No estamos a la altura de las circunstancias. No hemos sido capaces de firmar un documento solidario y de repulsa ante la situación, no hemos convocado ninguna concentración, no hemos protestado cuando antes redactábamos manifiestos sobre esto y aquello.
Los que estamos dentro de la isla y los que estamos fuera de ella ¿vamos a seguir escondiendo la cabeza bajo el ala, como los avestruces, mientras se trampea con cien demagogias e inexactitudes?

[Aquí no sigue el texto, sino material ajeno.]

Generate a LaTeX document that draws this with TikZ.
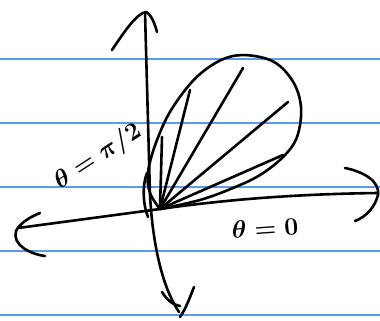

Más allá de la queja y del victimismo, tal vez sea todavía la hora de decir basta al gozo triunfal de los funcionarios y a los análisis inflados de patrioterismo, que van a multiplicarse en tiempo de elecciones. Más allá de los cantos de sirena, el Estado no ha hecho todo lo que tenía que hacer. Y los gestores de los asuntos públicos tampoco. Y una dañina superburocracia frena muchas ilusiones, añade trámites engorrosos, aparca las soluciones. Y nosotros, los que tenemos algún prestigio por nuestra creatividad, por nuestra intentona de comprometernos, hemos quedado en la foto con cara de tontos. Mejor dicho: ni siquiera hemos salido en la foto, no fuimos capaces de hacernos ver.